We knew we would be fighting English, Americans and the right wing, slavers and abusers from everywhere for a long time as well as the Scots who wouldn't be able to convince as well as they used to they had everything under control. It's just the way things are here, its been accepted for so long few people ever believed it could ever end. We had ingrained in ourself that ending it was exactly what we were for but it would all be pointless if we killed ourself in process. Wish I didn't feel so amnesiac about the future but the Scots were always very good at keeping their most powerful secrets to themselves, their Satanisms so seem to be unique in that it never ended, no stops and starts just a little bit less or a lot more. Goodness the blokes that didn't know were not happy when they found out that there had not been three of us from a long time and now there was definitely only one and they couldn't get to the kids. The women knew very little about the male only Masons and how seriously the commitment to bizarre and horrible beliefs was taken. Sisters had committed all kinds of sacrilege with the shit they had been up to and their efforts to usurp the Scottish male masons. In the hospital when they were all gathering and everyone trying to find out from everyone else what was going on a male asked one of the women in front of us in the ward with us sitting on the bed why he hadn't been told they had lost two out of three and saw her try and bullshit her way out of it unscripted and unsupported. Seeing the way he looked at her, the way they all looked at me, knowing he would never trust her again and what that meant in terms of the effectiveness Scottish abuse and slave networks felt almost like a privilege and we almost felt like a privilege but we knew that was just our ever present slave mentality that feels like not being starved, poisoned of force fed and being allowed sleep at night alone is a massive privilege.

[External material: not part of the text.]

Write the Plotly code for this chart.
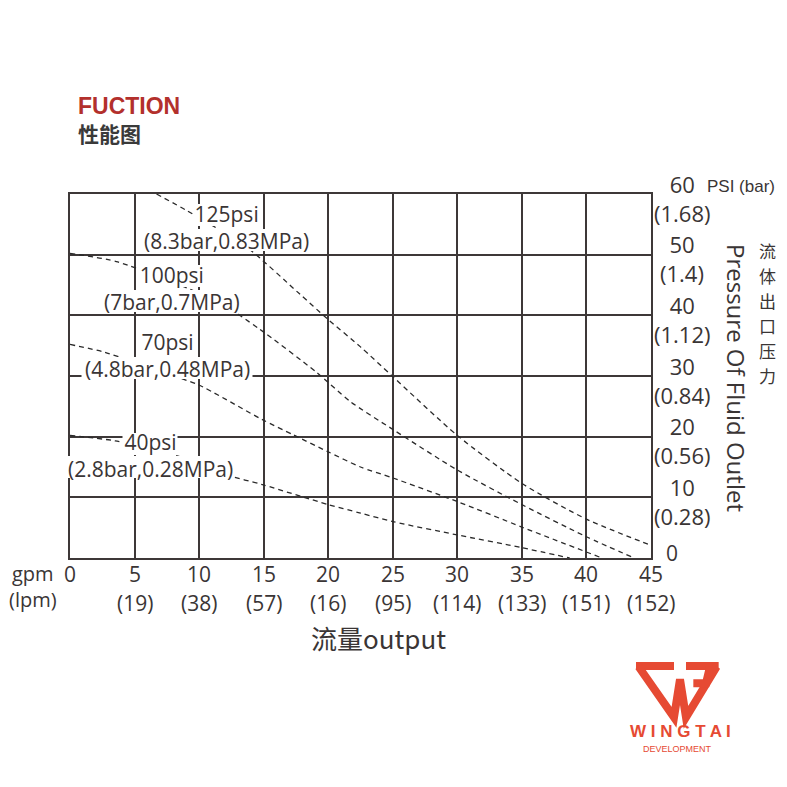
import plotly.graph_objects as go

# ---------------- data ----------------
x_ticks = [0, 5, 10, 15, 20, 25, 30, 35, 40, 45]
x_gpm_labels = ["0", "5", "10", "15", "20", "25", "30", "35", "40", "45"]
x_lpm_labels = ["", "(19)", "(38)", "(57)", "(16)", "(95)", "(114)", "(133)", "(151)", "(152)"]

y_ticks = [60, 50, 40, 30, 20, 10]
y_psi_labels = ["60", "50", "40", "30", "20", "10"]
y_bar_labels = ["(1.68)", "(1.4)", "(1.12)", "(0.84)", "(0.56)", "(0.28)"]

curve_names = ["125psi", "100psi", "70psi", "40psi"]
curve_subs = ["(8.3bar,0.83MPa)", "(7bar,0.7MPa)", "(4.8bar,0.48MPa)", "(2.8bar,0.28MPa)"]

x_125 = [6.7, 9.1, 13.7, 17.8, 20, 22.5, 25, 30, 35, 40, 45]
y_125 = [60, 57.2, 51.2, 43.5, 39.3, 34.8, 29.9, 20.2, 12.3, 6.4, 2.1]

x_100 = [0, 3.7, 11.4, 14.7, 19.1, 21.7, 25, 30, 35, 40, 43.7]
y_100 = [50.2, 48.8, 42.3, 37.7, 30.6, 25.8, 21.2, 14.5, 8.8, 3.5, 0]

x_70 = [0, 2.7, 7.7, 9.9, 14.9, 17.3, 20, 22.5, 25, 30, 35, 41.2]
y_70 = [35.2, 33.9, 30.2, 28.6, 22.8, 20.3, 17.5, 15.0, 13.2, 9.3, 5.1, 0]

x_40 = [0, 3.5, 8.5, 12.1, 14.9, 20, 22.5, 25, 30, 35, 38.7]
y_40 = [20.2, 19.3, 16.7, 13.7, 12.1, 8.8, 7.4, 6.0, 3.8, 1.7, 0]

right_title_cn = "流体出口压力"

# ---------------- layout helpers ----------------
# page has an 8px body margin, so the figure is 779px and positioned at (8,8)
W = H = 779
L, R, T, B = 62, 136, 186, 229
PW = W - L - R
PH = H - T - B


def pxx(x):  # page pixel x -> paper
    return (x - 8 - L) / PW


def pyy(y):  # page pixel y -> paper
    return (H - B - (y - 8)) / PH


INK = "#3a3535"
GRID = "#3d3838"
RED = "#e64a33"
FONT = "Open Sans"
CJK = "Noto Sans CJK SC"

fig = go.Figure()

for xs, ys in [(x_125, y_125), (x_100, y_100), (x_70, y_70), (x_40, y_40)]:
    fig.add_trace(go.Scatter(
        x=xs, y=ys, mode="lines",
        line=dict(color="#2a2a2a", width=1.3, dash="5px,4px", shape="spline", smoothing=0.7),
        hoverinfo="skip", showlegend=False, cliponaxis=True))

ann = []
shapes = []

# curve labels: white boxes behind each text line (hide grid & curves like the reference)
label_pos = [(226, 215, 240), (172, 276, 301), (167, 342, 368), (150, 444, 467)]
box_w = [(66, 172), (68, 142), (52, 171), (55, 168)]
for name, sub, (cx, y1, y2), (w1, w2) in zip(curve_names, curve_subs, label_pos, box_w):
    for (yc, w) in ((y1, w1), (y2, w2)):
        shapes.append(dict(type="rect", xref="paper", yref="paper",
                           x0=pxx(cx - w / 2), x1=pxx(cx + w / 2),
                           y0=pyy(yc + 11), y1=pyy(yc - 11),
                           fillcolor="white", line=dict(width=0), layer="above"))
    ann.append(dict(text=name + "<br>" + sub, xref="paper", yref="paper",
                    x=pxx(cx), y=pyy((y1 + y2) / 2), align="center",
                    xanchor="center", yanchor="middle", showarrow=False,
                    font=dict(family=FONT, size=21, color=INK)))

# bottom axis labels
for xv, g, l in zip(x_ticks, x_gpm_labels, x_lpm_labels):
    ann.append(dict(text=g, xref="x", yref="paper", x=xv, y=pyy(574),
                    xanchor="center", yanchor="middle", showarrow=False,
                    font=dict(family=FONT, size=21, color=INK)))
    if l:
        ann.append(dict(text=l, xref="x", yref="paper", x=xv, y=pyy(603),
                        xanchor="center", yanchor="middle", showarrow=False,
                        font=dict(family=FONT, size=21, color=INK)))
ann.append(dict(text="gpm<br>(lpm)", xref="paper", yref="paper", x=pxx(33), y=pyy(586),
                align="center", xanchor="center", yanchor="middle", showarrow=False,
                font=dict(family=FONT, size=20, color=INK)))
ann.append(dict(text="流量output", xref="paper", yref="paper", x=pxx(378), y=pyy(637),
                xanchor="center", yanchor="middle", showarrow=False,
                font=dict(family=CJK, size=26, color=INK)))

# right axis labels
for yv, p, b in zip(y_ticks, y_psi_labels, y_bar_labels):
    ann.append(dict(text=p + "<br>" + b, xref="paper", yref="y", x=pxx(682), y=yv, yshift=-4,
                    align="center", xanchor="center", yanchor="middle", showarrow=False,
                    font=dict(family=FONT, size=22, color=INK)))
ann.append(dict(text="0", xref="paper", yref="y", x=pxx(664), y=0, yshift=5,
                xanchor="left", yanchor="middle", showarrow=False,
                font=dict(family=FONT, size=21, color=INK)))
ann.append(dict(text="PSI (bar)", xref="paper", yref="y", x=pxx(705), y=60, yshift=8,
                xanchor="left", yanchor="middle", showarrow=False,
                font=dict(family="Liberation Sans Narrow, Liberation Sans", size=17, color=INK)))

ann.append(dict(text="Pressure Of Fluid Outlet", xref="paper", yref="paper",
                x=pxx(737), y=pyy(378), textangle=90,
                xanchor="center", yanchor="middle", showarrow=False,
                font=dict(family=FONT, size=24, color=INK)))
for i, ch in enumerate(right_title_cn):
    ann.append(dict(text=ch, xref="paper", yref="paper",
                    x=pxx(767), y=pyy(250 + 25 * i), xanchor="center", yanchor="middle",
                    showarrow=False, font=dict(family=CJK, size=17, color=INK)))

# title
ann.append(dict(text="<b>FUCTION</b>", xref="paper", yref="paper", x=pxx(76), y=pyy(106),
                xanchor="left", yanchor="middle", showarrow=False,
                font=dict(family="Liberation Sans", size=23, color="#b3302c")))
ann.append(dict(text="<b>性能图</b>", xref="paper", yref="paper", x=pxx(76), y=pyy(133),
                xanchor="left", yanchor="middle", showarrow=False,
                font=dict(family=CJK, size=21, color="#3a3a3a")))

# logo text
ann.append(dict(text="<b>W I N G T A I</b>", xref="paper", yref="paper", x=pxx(680), y=pyy(731),
                xanchor="center", yanchor="middle", showarrow=False,
                font=dict(family="Liberation Sans", size=17, color=RED)))
ann.append(dict(text="DEVELOPMENT", xref="paper", yref="paper", x=pxx(677), y=pyy(749),
                xanchor="center", yanchor="middle", showarrow=False,
                font=dict(family="Liberation Sans", size=9, color=RED)))


# logo strokes (zoomed-crop coords -> page px -> paper)
def zpath(pts):
    s = ""
    for i, (X, Y) in enumerate(pts):
        rx = 600 + X / 3.0
        ry = 640 + Y / 3.0
        s += ("M" if i == 0 else "L") + f"{pxx(rx):.5f},{pyy(ry):.5f} "
    return s


logo_strokes = [
    [(108, 78), (222, 78)],
    [(258, 78), (356, 78)],
    [(116, 80), (222, 232), (240, 118), (258, 232), (350, 80)],
    [(330, 80), (318, 130), (280, 130)],
]
for st in logo_strokes:
    shapes.append(dict(type="path", xref="paper", yref="paper", path=zpath(st),
                       line=dict(color=RED, width=8), layer="above"))

fig.update_layout(
    width=W, height=H,
    margin=dict(l=L, r=R, t=T, b=B),
    paper_bgcolor="white", plot_bgcolor="white",
    showlegend=False,
    annotations=ann,
    shapes=shapes,
    xaxis=dict(range=[0, 45], tick0=0, dtick=5, showgrid=True, gridcolor=GRID, gridwidth=1.6,
               showline=True, mirror=True, linecolor=GRID, linewidth=1.6,
               showticklabels=False, ticks="", zeroline=False, fixedrange=True),
    yaxis=dict(range=[0, 60], tick0=0, dtick=10, showgrid=True, gridcolor=GRID, gridwidth=1.6,
               showline=True, mirror=True, linecolor=GRID, linewidth=1.6,
               showticklabels=False, ticks="", zeroline=False, fixedrange=True),
)

fig.write_html("out.html")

She started with the verbal after he left but we just scoffed the only power she given to them by the men and she had lost it and knew. She started on about how I was still fucked though, that they would get the work of three out of me but we just told her to listen. After the sound of the shots she started panicking and screaming and speaking horror languages I think we had to get of the bed to shut her up it was really disturbing. Then we just on the bed looking at her and crying a little in relief and at the recall of all the years of horror and torture sessions involving her. We could literally feel its hold on our mind lifting as we sat there and watched her go cold. Our friend who fired the shot came in and we said we were sorry she was making a noise he smiled and sat next to us. We held each other and cried softly for a while waiting for whatever was going to happen next to happen. We needed proper far away support for the next bit and were struggling to believe it would come but had no regrets. The help came as planned though. And some.

What are they waiting for now? I don't know but it is difficult when I don't that strong sense of a plan I need to stick to. Well I do its just the plan is do as little as possible and be less and less phobic of what has been done to me and what is currently ongoing. And be as comfortable as possible all the time. This is not like our usual plans and that is scaring us to. Friends are getting closer though and we are closer to us to.